White House mulls economic measures as recession fears mount

WASHINGTON (AFP) — The administration of US President George W. Bush is mulling a series of economic measures amid fears the economy could be slipping into a recession, but analysts say further tax cuts would not offer enough help.

Concerns the US economy could be falling into a recession have been raised by a sharp housing slump, tightening credit, rising energy costs and other economic worries.

Such fears were exacerbated Friday when a monthly snapshot of the job market showed just 18,000 nonfarm jobs were created in December -- a four-year low -- while the unemployment rate jumped to 5.0 percent.

"The debate now is not about whether or not to provide macroeconomic stimulus. That question appears to be settled," Lawrence Summers, a former Treasury secretary, wrote in a Financial Times editorial.

Analysts say the US economy is now largely relying on the legendary American consumer to ward off a recession.

Speculation is mounting that Bush could unveil a stimulus package for the economy in his annual State of the Union address which he is due to deliver on January 28.

"Our most immediate goal is to minimize the impact on the real economy," Treasury Secretary Henry Paulson said Friday, according to excerpts from a speech delivered in New York.

"We recognize the importance of addressing these policy issues, and we are," Paulson said.

Economists also expect the government to unveil a stimulus effort amid expectations that economic growth will slow in coming months.

The Federal Reserve has cut US borrowing costs in recent months in a bid to keep economic momentum underpinned, but analysts say additional measures will be required to keep growth humming along.

"Fiscal stimulus is appropriate as insurance because it is the fastest and most reliable way of encouraging short-run economic growth," said Summers.

Analysts say the exact make-up of a potential package depends on the measures favored by the Bush administration. Bush previously has unleashed tax cuts to boost economic growth.

But analysts say the current economic climate will need more than tax cuts.

"It doesn't make any sense to manage your tax policy based on something temporary like the subprime crisis," said Michael Swanson, an economist at Wells Fargo bank, referring to troubled home loans given to Americans with poor credit.

Others said any new measures need not be permanent.

"Stimulus is all about temporary measures.
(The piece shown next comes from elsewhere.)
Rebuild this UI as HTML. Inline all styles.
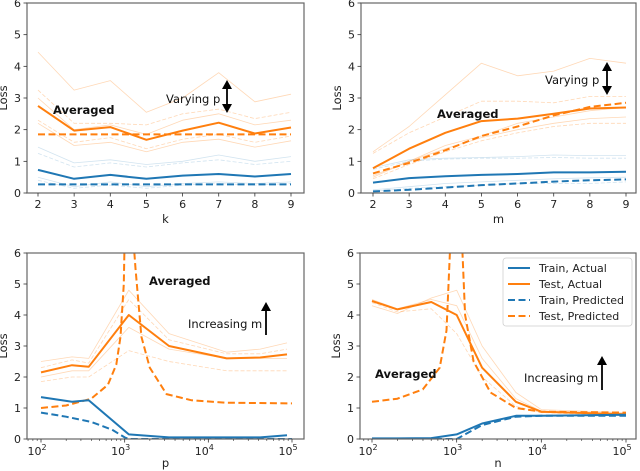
<!DOCTYPE html>
<html><head><meta charset="utf-8"><style>
html,body{margin:0;padding:0;background:#fff;}
svg{display:block;font-family:"DejaVu Sans","Liberation Sans",sans-serif;}
</style></head><body>
<svg id="fig" width="640" height="471" viewBox="0 0 640 471" xmlns="http://www.w3.org/2000/svg"></svg>
<script>
// ---------- Panel A (k) ----------
const kCats=[2,3,4,5,6,7,8,9];
const aTestAct=[2.75,1.97,2.08,1.68,1.97,2.22,1.88,2.07];
const aTestPred=[1.85,1.85,1.85,1.85,1.85,1.85,1.85,1.85];
const aTrainAct=[0.73,0.45,0.57,0.45,0.55,0.6,0.52,0.6];
const aTrainPred=[0.27,0.27,0.27,0.27,0.27,0.27,0.27,0.27];
const aFaintTest=[[4.45,3.25,3.55,2.55,3.0,3.8,2.88,3.12],[3.25,2.2,2.2,2.15,2.5,2.65,2.35,2.55],[3.0,2.0,2.15,1.85,2.3,2.5,2.15,2.3],[2.3,1.6,1.75,1.4,1.7,1.85,1.6,1.8],[2.2,1.5,1.6,1.3,1.6,1.7,1.45,1.65]];
const aFaintTrain=[[1.45,0.95,1.05,0.9,1.0,1.2,1.0,1.15],[1.25,0.82,0.95,0.82,0.95,1.05,0.9,1.0],[0.5,0.2,0.35,0.2,0.3,0.35,0.3,0.35],[0.4,0.15,0.25,0.15,0.25,0.3,0.25,0.3]];
// ---------- Panel B (m) ----------
const mCats=[2,3,4,5,6,7,8,9];
const bTestAct=[0.78,1.4,1.9,2.27,2.35,2.5,2.67,2.7];
const bTestPred=[0.62,0.95,1.35,1.8,2.1,2.45,2.72,2.85];
const bTrainAct=[0.33,0.47,0.53,0.57,0.6,0.65,0.65,0.67];
const bTrainPred=[0.05,0.1,0.17,0.25,0.3,0.36,0.4,0.43];
const bFaintTest=[[1.3,2.1,3.1,4.1,3.7,3.85,4.25,4.1],[1.25,1.9,2.4,2.9,2.9,2.85,3.05,3.05],[0.5,1.0,1.4,1.75,2.0,2.2,2.35,2.4],[0.45,0.9,1.3,1.65,1.9,2.1,2.2,2.2],[0.55,1.0,1.5,1.8,2.2,2.4,2.6,2.7]];
const bFaintTrain=[[0.8,1.05,1.1,1.12,1.15,1.2,1.18,1.18],[0.75,1.0,1.07,1.1,1.1,1.12,1.1,1.1],[0.1,0.2,0.3,0.35,0.4,0.45,0.48,0.5],[0.05,0.15,0.2,0.25,0.3,0.3,0.3,0.35]];
// ---------- Panel C (p, log10) ----------
const cLogP=[2.0,2.37,2.57,3.05,3.53,4.22,4.62,4.94];
const cTestAct=[2.15,2.38,2.33,4.0,3.0,2.6,2.63,2.73];
const cTrainAct=[1.35,1.2,1.25,0.15,0.05,0.05,0.05,0.12];
const cFaintTest=[[2.5,2.65,2.6,4.8,3.4,2.8,2.9,3.1],[2.3,2.55,2.45,4.5,3.2,2.75,2.75,2.9],[2.0,2.2,2.2,3.6,2.9,2.6,2.6,2.6],[1.85,2.0,2.0,2.85,2.5,2.2,2.2,2.2]];
const cPredLogP=[2.0,2.3,2.6,2.8,2.9,2.95,2.99,3.0,3.1,3.13,3.2,3.3,3.5,3.8,4.2,5.0];
const cTestPred=[1.0,1.08,1.3,1.75,2.4,3.3,5.0,6.6,6.6,5.5,3.3,2.3,1.45,1.25,1.17,1.15];
const cTrainPredLogP=[2.0,2.3,2.6,2.85,3.0,3.05,4.0,5.0];
const cTrainPred=[0.85,0.72,0.55,0.3,0.05,0.0,0.0,0.0];
// ---------- Panel D (n, log10) ----------
const dLogN=[2.0,2.3,2.7,3.0,3.3,3.7,4.0,5.0];
const dTestAct=[4.45,4.18,4.42,4.0,2.3,1.2,0.88,0.8];
const dTrainAct=[0.02,0.02,0.03,0.15,0.5,0.75,0.75,0.78];
const dFaintTest=[[4.3,4.05,4.55,4.8,3.0,1.5,0.95,0.85],[4.4,4.1,4.2,3.4,2.0,1.05,0.85,0.75],[4.5,4.2,4.5,4.3,2.6,1.3,0.9,0.82]];
const dPredLogN=[2.0,2.3,2.6,2.8,2.88,2.93,3.06,3.1,3.2,3.4,3.7,4.0,5.0];
const dTestPred=[1.2,1.3,1.6,2.3,3.5,6.6,6.6,4.0,2.5,1.5,1.0,0.88,0.85];
const dTrainPredLogN=[2.0,3.0,3.3,3.7,4.0,5.0];
const dTrainPred=[0.0,0.0,0.45,0.72,0.75,0.75];

const NS="http://www.w3.org/2000/svg";
const svg=document.getElementById('fig');
const BLUE="#1f77b4",ORANGE="#ff7f0e";
function mk(tag,attrs,parent){const e=document.createElementNS(NS,tag);for(const k in attrs)e.setAttribute(k,attrs[k]);(parent||svg).appendChild(e);return e;}

function panel(id,box,xmin,xmax,xPx0,xPx1,isLog,xlabel){
  const g=mk('g',{});
  
  
  const clipId='clip-'+id;
  const cp=mk('clipPath',{id:clipId},g);
  mk('rect',{x:box.l,y:box.t,width:box.r-box.l,height:box.b-box.t},cp);
  const xs=v=>xPx0+(v-xmin)/(xmax-xmin)*(xPx1-xPx0);
  const ys=v=>box.b-v/6*(box.b-box.t);
  const plot=mk('g',{'clip-path':'url(#'+clipId+')'},g);
  
  
  const fr=mk('rect',{x:box.l,y:box.t,width:box.r-box.l,height:box.b-box.t,fill:'none',stroke:'#666','stroke-width':1.2},g);
  
  
  for(let v=0;v<=6;v++){
    mk('line',{x1:box.l-3.5,x2:box.l,y1:ys(v),y2:ys(v),stroke:'#333','stroke-width':0.8},g);
    const t=mk('text',{x:box.l-6,y:ys(v)+4,'text-anchor':'end','font-size':11,fill:'#222'},g);
    t.textContent=v;
    
    
  }
  if(!isLog){
    for(let v=xmin;v<=xmax;v++){
      mk('line',{x1:xs(v),x2:xs(v),y1:box.b,y2:box.b+3.5,stroke:'#333','stroke-width':0.8},g);
      const t=mk('text',{x:xs(v),y:box.b+15,'text-anchor':'middle','font-size':11,fill:'#222'},g);
      t.textContent=v;
      
      
    }
  } else {
    for(let d=2;d<=5;d++){
      mk('line',{x1:xs(d),x2:xs(d),y1:box.b,y2:box.b+3.5,stroke:'#333','stroke-width':0.8},g);
      for(let m=2;m<=9;m++){const lv=d+Math.log10(m);if(lv<5&&xs(lv)<box.r){mk('line',{x1:xs(lv),x2:xs(lv),y1:box.b,y2:box.b+2,stroke:'#333','stroke-width':0.6},g);}}
      if(d==2){for(let m=7;m<=9;m++){const lv=1+Math.log10(m);if(xs(lv)>box.l)mk('line',{x1:xs(lv),x2:xs(lv),y1:box.b,y2:box.b+2,stroke:'#333','stroke-width':0.6},g);}}
      const t=mk('text',{x:xs(d)-4,y:box.b+16,'text-anchor':'middle','font-size':11,fill:'#222'},g);
      t.textContent='10';
      const s=mk('tspan',{dy:-5,'font-size':8},t);s.textContent=d;
      
      
    }
  }
  const xl=mk('text',{x:(box.l+box.r)/2,y:box.b+(isLog?28:30),'text-anchor':'middle','font-size':11.5,fill:'#222'},g);
  xl.textContent=xlabel;
  
  
  const yl=mk('text',{x:0,y:0,'text-anchor':'middle','font-size':11.5,fill:'#222',transform:`translate(${box.l-20},${(box.t+box.b)/2}) rotate(-90)`},g);
  yl.textContent='Loss';
  
  
  return {g,plot,xs,ys};
}
function series(P,xv,yv,color,width,dash,opacity,name){
  const d=xv.map((x,i)=>(i?'L':'M')+P.xs(x).toFixed(1)+','+P.ys(yv[i]).toFixed(1)).join('');
  const a={d:d,fill:'none',stroke:color,'stroke-width':width,'stroke-linejoin':'round',opacity:opacity};
  if(dash)a['stroke-dasharray']=dash;
  const p=mk('path',a,P.plot);
  
  
}
function label(P,x,y,txt,bold,name){
  const t=mk('text',{x:x,y:y,'font-size':11.5,'font-weight':bold?'bold':'normal',fill:'#111'},P.g);
  t.textContent=txt;
  
  
}
function arrow(P,x,y1,y2,both,name){
  const g=mk('g',{},P.g);
  
  
  mk('line',{x1:x,x2:x,y1:y1+4,y2:both?y2-4:y2,stroke:'#000','stroke-width':1.8},g);
  mk('polygon',{points:`${x-5},${y1+9} ${x},${y1} ${x+5},${y1+9}`,fill:'#000'},g);
  if(both)mk('polygon',{points:`${x-5},${y2-9} ${x},${y2} ${x+5},${y2-9}`,fill:'#000'},g);
}
function faint(P,x,faintT,faintTr,pre){
  faintT.forEach((s,i)=>series(P,x,s,ORANGE,0.8,i%2?'4,2':null,0.3,pre+'-faint-test-'+i));
  (faintTr||[]).forEach((s,i)=>series(P,x,s,BLUE,0.8,i%2?'4,2':null,0.2,pre+'-faint-train-'+i));
}

const A=panel('panel-k',{l:27,r:304,t:3,b:193},2,9,38,291,false,'k');
faint(A,kCats,aFaintTest,aFaintTrain,'panel-k');
series(A,kCats,aTestPred,ORANGE,2,'7,3.5',1,'panel-k-test-predicted');
series(A,kCats,aTrainPred,BLUE,2,'7,3.5',1,'panel-k-train-predicted');
series(A,kCats,aTestAct,ORANGE,2,null,1,'panel-k-test-actual');
series(A,kCats,aTrainAct,BLUE,2,null,1,'panel-k-train-actual');
label(A,53,114,'Averaged',true,'panel-k-averaged-label');
label(A,166,103,'Varying p',false,'panel-k-varying-label');
arrow(A,227,80,113,true,'panel-k-arrow');

const B=panel('panel-m',{l:361,r:636,t:3,b:193},2,9,373,626,false,'m');
faint(B,mCats,bFaintTest,bFaintTrain,'panel-m');
series(B,mCats,bTestPred,ORANGE,2,'7,3.5',1,'panel-m-test-predicted');
series(B,mCats,bTrainPred,BLUE,2,'7,3.5',1,'panel-m-train-predicted');
series(B,mCats,bTestAct,ORANGE,2,null,1,'panel-m-test-actual');
series(B,mCats,bTrainAct,BLUE,2,null,1,'panel-m-train-actual');
label(B,437,118,'Averaged',true,'panel-m-averaged-label');
label(B,545,84,'Varying p',false,'panel-m-varying-label');
arrow(B,607,62,95,true,'panel-m-arrow');

const C=panel('panel-p',{l:27,r:304,t:253,b:439},2,5,41,292,true,'p');
faint(C,cLogP,cFaintTest,null,'panel-p');
series(C,cPredLogP,cTestPred,ORANGE,2,'7,3.5',1,'panel-p-test-predicted');
series(C,cTrainPredLogP,cTrainPred,BLUE,2,'7,3.5',1,'panel-p-train-predicted');
series(C,cLogP,cTestAct,ORANGE,2,null,1,'panel-p-test-actual');
series(C,cLogP,cTrainAct,BLUE,2,null,1,'panel-p-train-actual');
label(C,149,285,'Averaged',true,'panel-p-averaged-label');
label(C,188,328,'Increasing m',false,'panel-p-increasing-label');
arrow(C,266,302,335,false,'panel-p-arrow');

const D=panel('panel-n',{l:360,r:636,t:253,b:439},2,5,372,626,true,'n');
faint(D,dLogN,dFaintTest,null,'panel-n');
series(D,dPredLogN,dTestPred,ORANGE,2,'7,3.5',1,'panel-n-test-predicted');
series(D,dTrainPredLogN,dTrainPred,BLUE,2,'7,3.5',1,'panel-n-train-predicted');
series(D,dLogN,dTestAct,ORANGE,2,null,1,'panel-n-test-actual');
series(D,dLogN,dTrainAct,BLUE,2,null,1,'panel-n-train-actual');
label(D,375,378,'Averaged',true,'panel-n-averaged-label');
label(D,524,382,'Increasing m',false,'panel-n-increasing-label');
arrow(D,602,356,390,false,'panel-n-arrow');

const lg=mk('g',{});


mk('rect',{x:503,y:258,width:129,height:68,rx:3,fill:'#fff',stroke:'#ccc','stroke-width':0.8,opacity:0.95},lg);
const legLabels=['Train, Actual','Test, Actual','Train, Predicted','Test, Predicted'];
const legColors=[BLUE,ORANGE,BLUE,ORANGE];
legLabels.forEach((s,i)=>{
  const y=268+i*16;
  const e=mk('g',{},lg);
  
  
  const a={x1:508,x2:530,y1:y,y2:y,stroke:legColors[i],'stroke-width':2};
  if(i>1)a['stroke-dasharray']='7,3.5';
  mk('line',a,e);
  const t=mk('text',{x:539,y:y+4,'font-size':11,fill:'#222'},e);
  t.textContent=s;
});
</script>
</body></html>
Making tax cuts permanent is totally off point and using a potential recession as an excuse to pursue their agenda," said Jared Bernstein of the Economic Policy Institute.

Bush is urging Congress to make his tax cut program permanent; the cuts are due to expire between 2010 and 2011. Democrats have criticized the cuts as benefiting wealthier Americans.

The White House said it wants to see more reports on the economy before announcing any specific new programs.

"We want to make a determination certainly by the end of this month as to whether something for the short- and medium-term is needed," Bush spokesman Tony Fratto told reporters.

Some stimulus-backers say this time around, the less-wealthy need help, and that fresh measures would have to be implemented quickly.

"Having an extended benefits program ready to go if labor market conditions deteriorate significantly would be a prudent contingent stimulus policy," said Chad Stone, a chief economist at the Center on Budget and Policy Priorities.

Summers urged the Republican administration to act soon.

"Moving to implement such measures seems more prudent than waiting till the necessity of even greater ones has been unambiguously established by further pain," said Summers, who served as treasurer under former Democratic president Bill Clinton.